== WHAT YOU HAVE TO DO ==
Copy whichever lines contain the string "this".

LISTED RECORDS start

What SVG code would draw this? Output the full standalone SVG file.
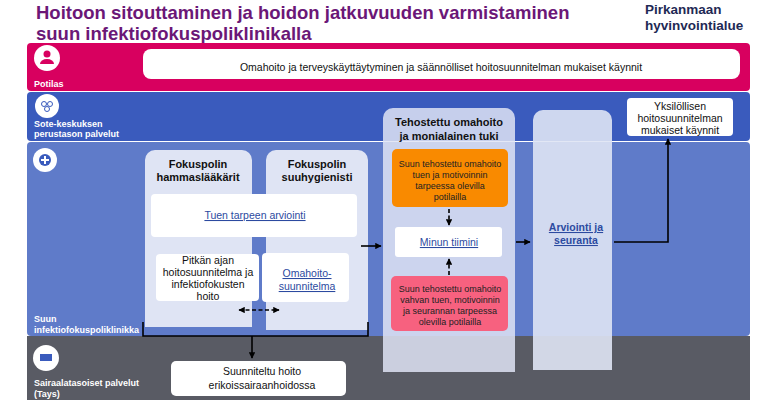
<svg xmlns="http://www.w3.org/2000/svg" width="760" height="400" viewBox="0 0 760 400">
<style>
text{font-family:"Liberation Sans",Arial,sans-serif}
.lbl{font-size:9px;font-weight:bold;fill:#fff}
.wb{fill:#fff}
.card{fill:#dfe4f4}
.t{font-size:10.5px;fill:#111;text-anchor:middle}
.s{font-size:9px;fill:#222;text-anchor:middle}
.lk{font-size:10.5px;fill:#2c4aa0;text-anchor:middle;text-decoration:underline}
.h{font-size:11px;font-weight:bold;fill:#111;text-anchor:middle}
.ln{stroke:#000;stroke-width:1.6;fill:none}
.dl{stroke:#000;stroke-width:1.6;fill:none;stroke-dasharray:4 2.5}
.ic{fill:#fff}
</style>
<defs><marker id="a" viewBox="0 0 10 10" refX="9" refY="5" markerWidth="4" markerHeight="4" orient="auto-start-reverse"><path d="M0,0L10,5L0,10z" fill="#000"/></marker></defs>
<rect width="760" height="400" fill="#fff"/>
<g id="title">
<text x="36" y="19" font-size="18.5" font-weight="bold" fill="#6b1777">Hoitoon sitouttaminen ja hoidon jatkuvuuden varmistaminen</text>
<text x="36" y="40" font-size="18.5" font-weight="bold" fill="#6b1777">suun infektiofokuspoliklinikalla</text>
<text x="645" y="14" font-size="13.5" font-weight="bold" fill="#1f2a55">Pirkanmaan</text>
<text x="645" y="30" font-size="13.5" font-weight="bold" fill="#1f2a55">hyvinvointialue</text>
</g>
<g id="bands">
<rect x="27" y="43" width="723" height="48" rx="4" fill="#d8005f"/>
<rect x="27" y="92" width="723" height="49" rx="4" fill="#3a5bbd"/>
<rect x="27" y="142" width="723" height="194" rx="4" fill="#5f7bc9"/>
<rect x="27" y="336" width="723" height="64" fill="#595b64"/>
<circle cx="47" cy="58" r="13" class="ic"/><circle cx="47" cy="54" r="3.5" fill="#d8005f"/><path d="M40,64a7,5 0 0 1 14,0z" fill="#d8005f"/>
<circle cx="47" cy="106" r="12" class="ic"/><circle cx="44" cy="104" r="2.5" fill="none" stroke="#3a5bbd"/><circle cx="50" cy="104" r="2.5" fill="none" stroke="#3a5bbd"/><circle cx="47" cy="109" r="2.5" fill="none" stroke="#3a5bbd"/>
<circle cx="45" cy="160" r="12" class="ic"/><circle cx="45" cy="160" r="6" fill="#3a5bbd"/><path d="M45,156v8M41,160h8" stroke="#fff" stroke-width="2"/>
<circle cx="46" cy="358" r="13" class="ic"/><rect x="40" y="354" width="12" height="7" fill="#3a5bbd"/>
<text class="lbl" x="34" y="87">Potilas</text>
<text class="lbl" x="34" y="127">Sote-keskuksen</text><text class="lbl" x="34" y="137">perustason palvelut</text>
<text class="lbl" x="34" y="322">Suun</text><text class="lbl" x="34" y="333">infektiofokuspoliklinikka</text>
<text class="lbl" x="34" y="386">Sairaalatasoiset palvelut</text><text class="lbl" x="34" y="397">(Tays)</text>
</g>
<g id="n-omahoito"><rect x="143" y="49" width="597" height="30" rx="8" class="wb"/><text class="t" x="441" y="71">Omahoito ja terveyskäyttäytyminen ja säännölliset hoitosuunnitelman mukaiset käynnit</text></g>
<g id="col-hl"><path d="M145,327V160a10,10 0 0 1 10,-10h87a10,10 0 0 1 10,10V327z" class="card"/><text class="h" x="198" y="168">Fokuspolin</text><text class="h" x="198" y="181">hammaslääkärit</text></g>
<g id="col-sh"><path d="M266,330V160a10,10 0 0 1 10,-10h82a10,10 0 0 1 10,10V330z" class="card"/><text class="h" x="317" y="168">Fokuspolin</text><text class="h" x="317" y="181">suuhygienisti</text></g>
<g id="n-tuen"><rect x="151" y="194" width="206" height="43" rx="4" class="wb"/><text class="lk" x="255" y="219">Tuen tarpeen arviointi</text></g>
<g id="n-pitkan"><rect x="156" y="254" width="103" height="47" rx="4" class="wb"/><text class="t" x="208" y="264">Pitkän ajan</text><text class="t" x="208" y="276">hoitosuunnitelma ja</text><text class="t" x="208" y="288">infektiofokusten</text><text class="t" x="208" y="300">hoito</text></g>
<g id="n-omasuun"><rect x="262" y="253" width="87" height="49" rx="4" class="wb"/><text class="lk" x="307" y="277">Omahoito-</text><text class="lk" x="307" y="290">suunnitelma</text></g>
<g id="col-teh"><path d="M383,372V118a10,10 0 0 1 10,-10h112a10,10 0 0 1 10,10V372z" fill="#dfe4f4" fill-opacity="0.85"/><text class="h" x="449" y="126">Tehostettu omahoito</text><text class="h" x="449" y="140">ja monialainen tuki</text></g>
<g id="n-orange"><rect x="392" y="149" width="116" height="58" rx="5" fill="#f98a00"/><text class="s" x="450" y="167">Suun tehostettu omahoito</text><text class="s" x="450" y="178">tuen ja motivoinnin</text><text class="s" x="450" y="189">tarpeessa olevilla</text><text class="s" x="450" y="200">potilailla</text></g>
<g id="n-tiimi"><rect x="395" y="227" width="107" height="30" rx="3" class="wb"/><text class="lk" x="449" y="246">Minun tiimini</text></g>
<g id="n-pink"><rect x="391" y="276" width="117" height="55" rx="5" fill="#f7617f"/><text class="s" x="450" y="292">Suun tehostettu omahoito</text><text class="s" x="450" y="303">vahvan tuen, motivoinnin</text><text class="s" x="450" y="314">ja seurannan tarpeessa</text><text class="s" x="450" y="325">olevilla potilailla</text></g>
<g id="col-arv"><path d="M533,370V120a10,10 0 0 1 10,-10h59a10,10 0 0 1 10,10V370z" fill="#dfe4f4" fill-opacity="0.9"/><text class="lk" x="576" y="231" font-weight="bold">Arviointi ja</text><text class="lk" x="576" y="244" font-weight="bold">seuranta</text></g>
<g id="n-yks"><rect x="627" y="98" width="106" height="38" rx="4" class="wb"/><text class="t" x="680" y="110">Yksilöllisen</text><text class="t" x="680" y="122">hoitosuunnitelman</text><text class="t" x="680" y="134">mukaiset käynnit</text></g>
<g id="n-suunn"><rect x="171" y="361" width="175" height="35" rx="5" class="wb"/><text class="t" x="262" y="375">Suunniteltu hoito</text><text class="t" x="262" y="389">erikoissairaanhoidossa</text></g>
<g id="connectors">
<path class="dl" d="M239,310H279" marker-start="url(#a)" marker-end="url(#a)"/>
<path class="ln" d="M143,322V336H368V322"/>
<path class="ln" d="M252,336V358" marker-end="url(#a)"/>
<path class="ln" d="M361,246H381" marker-end="url(#a)"/>
<path class="dl" d="M449,209V225" marker-end="url(#a)"/>
<path class="dl" d="M449,275V259" marker-end="url(#a)"/>
<path class="ln" d="M516,242H530" marker-end="url(#a)"/>
<path class="ln" d="M614,242H668V139" marker-end="url(#a)"/>
</g>
</svg>
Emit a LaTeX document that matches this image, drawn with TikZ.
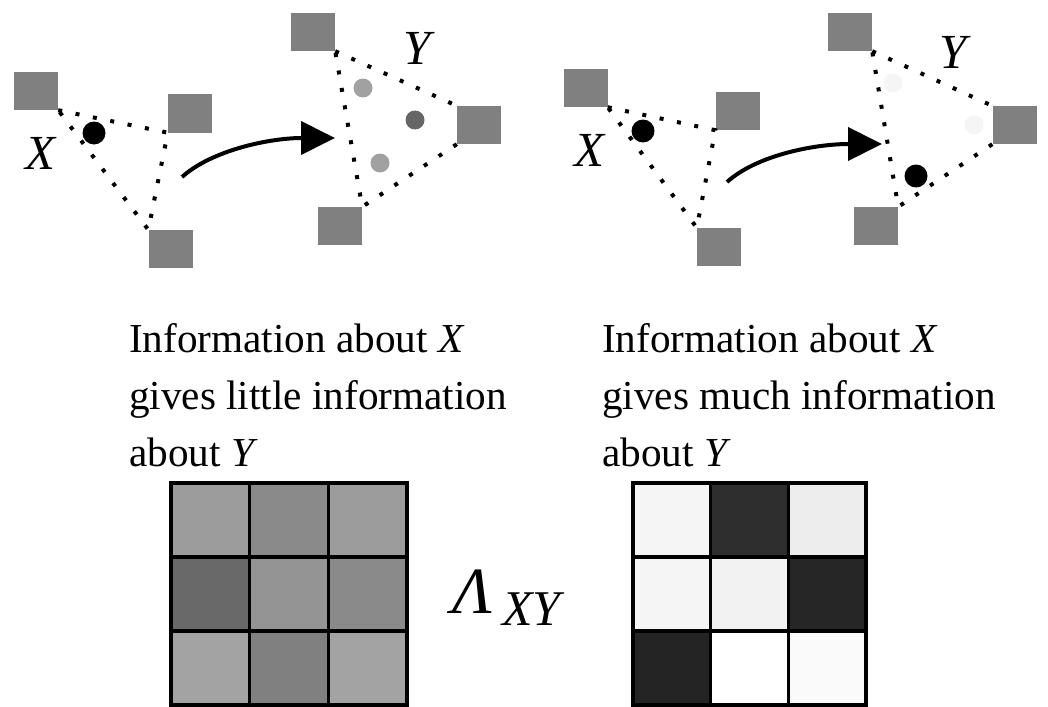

LISTED RECORDS end

== REPLY TO THE EXERCISE ==
What SVG code would draw this? Output the full standalone SVG file.
Emit a LaTeX document that matches this image, drawn with TikZ.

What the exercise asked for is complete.